Il tutto urlando: Fresh Brisket on the Board! Con tanto di coro di rimando. 
Sembra un teatro e mi fermo a guardare la scena che si ripete per tutto il giorno, mentre loro devono dimostrare entusiasmo in ogni azione che compiono, chissà se sarà previsto dal contratto. 
Qui pare ci siano i bagni più puliti d’America e devo dire che offrono il disinfettante per la tavoletta, quello per le mani e alla fine mi trovo abbastanza a mio agio, per essere fuori casa. Assaggiamo le Beaver Nuggets, perché ne vendono a dosi industriali, sono dolci e non ci fanno impazzire. 
Facciamo carburante e mangiamo in auto come tutti gli altri. Il mio enorme panino è delizioso, sa di affumicato, un pizzico di dolce, la carne è tenerissima e si scioglie, riesco pure a finirlo. Il nostro hotel si chiama Decatur Hampton Inn and Suites. Entriamo un po’ stanchi e con le braccia sempre più piene di bagagli. 
Ma il mio beauty case, che per l’occasione è un morbido sacchetto rosa dell’Ikea, improvvisamente si mette a vibrare. La receptionist mi guarda sbalordita e io inizio a tastare l’involucro nella speranza di bloccare quel rumore equivoco. Presto la famiglia capisce cosa sta accadendo, ci mettiamo tutti a ridere, la signora al bancone è contrariata, io non riesco a spegnere il coso. 
La scena termina con il giovane che tira finalmente fuori dal sacchetto l’oggetto vibrante e lo esibisce, cercando di far capire a tutti che si tratta solo di uno spazzolino da denti e che la madre non usa aggeggi erotici in vacanza. 
Maestosa cena in camera con yogurt provvidenziali, panini del McDonald's e birre. 
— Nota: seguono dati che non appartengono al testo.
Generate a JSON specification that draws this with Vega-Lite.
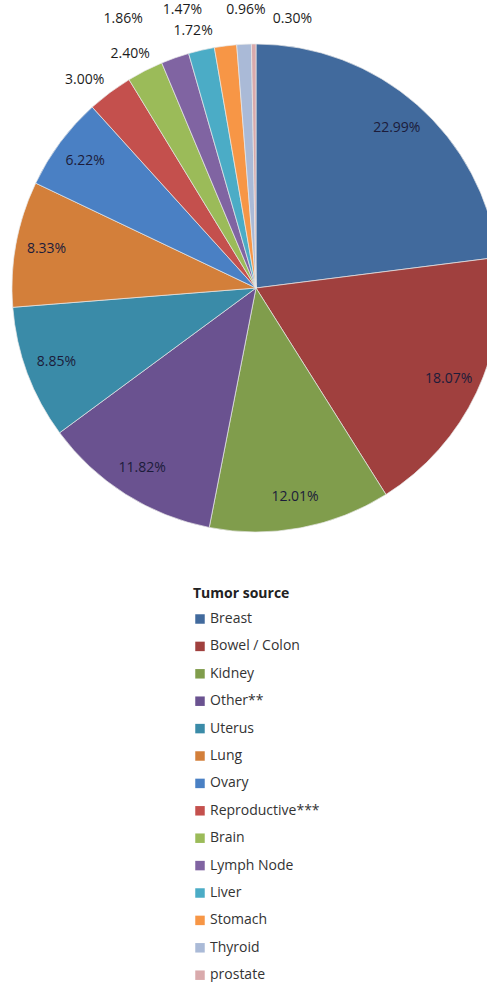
{
  "$schema": "https://vega.github.io/schema/vega-lite/v6.json",
  "width": 512,
  "height": 576,
  "autosize": {"type": "pad"},
  "padding": 0,
  "background": "white",
  "config": {"view": {"stroke": null}, "font": "Open Sans"},
  "data": {
    "values": [
      {"idx": 1, "tumor": "Breast", "share": 0.2299},
      {"idx": 2, "tumor": "Bowel / Colon", "share": 0.1807},
      {"idx": 3, "tumor": "Kidney", "share": 0.1201},
      {"idx": 4, "tumor": "Other**", "share": 0.1182},
      {"idx": 5, "tumor": "Uterus", "share": 0.0885},
      {"idx": 6, "tumor": "Lung", "share": 0.0833},
      {"idx": 7, "tumor": "Ovary", "share": 0.0622},
      {"idx": 8, "tumor": "Reproductive***", "share": 0.0300},
      {"idx": 9, "tumor": "Brain", "share": 0.0240},
      {"idx": 10, "tumor": "Lymph Node", "share": 0.0186},
      {"idx": 11, "tumor": "Liver", "share": 0.0172},
      {"idx": 12, "tumor": "Stomach", "share": 0.0147},
      {"idx": 13, "tumor": "Thyroid", "share": 0.0096},
      {"idx": 14, "tumor": "prostate", "share": 0.0030}
    ]
  },
  "encoding": {
    "theta": {"field": "share", "type": "quantitative", "stack": true},
    "order": {"field": "idx", "type": "quantitative"}
  },
  "layer": [
    {
      "mark": {"type": "arc", "radius": 244, "stroke": "#e8e8e8", "strokeWidth": 0.7},
      "encoding": {
        "color": {
          "field": "tumor",
          "type": "nominal",
          "title": "Tumor source",
          "scale": {
            "domain": ["Breast", "Bowel / Colon", "Kidney", "Other**", "Uterus", "Lung", "Ovary", "Reproductive***", "Brain", "Lymph Node", "Liver", "Stomach", "Thyroid", "prostate"],
            "range": ["#416A9D", "#A0403E", "#809D4C", "#6A5290", "#3A8BA8", "#D37F3A", "#4A80C4", "#C4504D", "#9BBB59", "#8064A2", "#4BACC6", "#F79646", "#AABAD7", "#D9AAAC"]
          },
          "legend": {
            "orient": "none",
            "legendX": 193,
            "legendY": 587,
            "symbolType": "square",
            "symbolSize": 90,
            "symbolStrokeWidth": 0,
            "labelFontSize": 14,
            "labelColor": "#333333",
            "labelFont": "Open Sans",
            "labelOffset": 3,
            "rowPadding": 13.4,
            "titleFontSize": 14,
            "titleFontWeight": "bold",
            "titleColor": "#222222",
            "titleFont": "Open Sans",
            "titlePadding": 11,
            "titleAnchor": "start",
            "labelLimit": 300
          }
        }
      }
    },
    {
      "mark": {"type": "text", "radius": 213, "fontSize": 14, "fill": "#1c1c3a"},
      "encoding": {
        "text": {
          "condition": {"test": "datum.share >= 0.05", "field": "share", "type": "quantitative", "format": ".2%"},
          "value": ""
        }
      }
    },
    {
      "mark": {
        "type": "text",
        "radius": 268,
        "fontSize": 14,
        "fill": "#1c1c1c",
        "dx": {"expr": "datum.tumor == 'Reproductive***' ? -11 : datum.tumor == 'Brain' ? -4 : datum.tumor == 'Lymph Node' ? -44 : datum.tumor == 'Liver' ? -3 : datum.tumor == 'Stomach' ? -40 : datum.tumor == 'Thyroid' ? 3 : datum.tumor == 'prostate' ? 39 : 0"},
        "dy": {"expr": "datum.tumor == 'Reproductive***' ? 7 : datum.tumor == 'Brain' ? 5 : datum.tumor == 'Lymph Node' ? -16 : datum.tumor == 'Liver' ? 4 : datum.tumor == 'Stomach' ? -12 : datum.tumor == 'Thyroid' ? -10 : datum.tumor == 'prostate' ? -1 : 0"},
        "radiusOffset": {"expr": "datum.share >= 0.05 ? -100 : 0"}
      },
      "encoding": {
        "text": {
          "condition": {"test": "datum.share < 0.05", "field": "share", "type": "quantitative", "format": ".2%"},
          "value": ""
        }
      }
    }
  ]
}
Notare che il giovane ha 18 anni, in Italia sbevazza in santa pace, ma negli USA è vietatissimo, quindi gli passiamo una birra poco alcolica solo quando siamo tra noi, per non farlo sentire troppo solo e troppo giovane. 
In questa tappa abbiamo due camere, gran lusso! Sono ampie e ognuno di noi ottiene un lettone da una piazza e mezzo e una bottiglietta di acqua in omaggio. 
Se non ci sono le cimici dei letti, che pare spopolino negli USA, stanotte dormo da regina.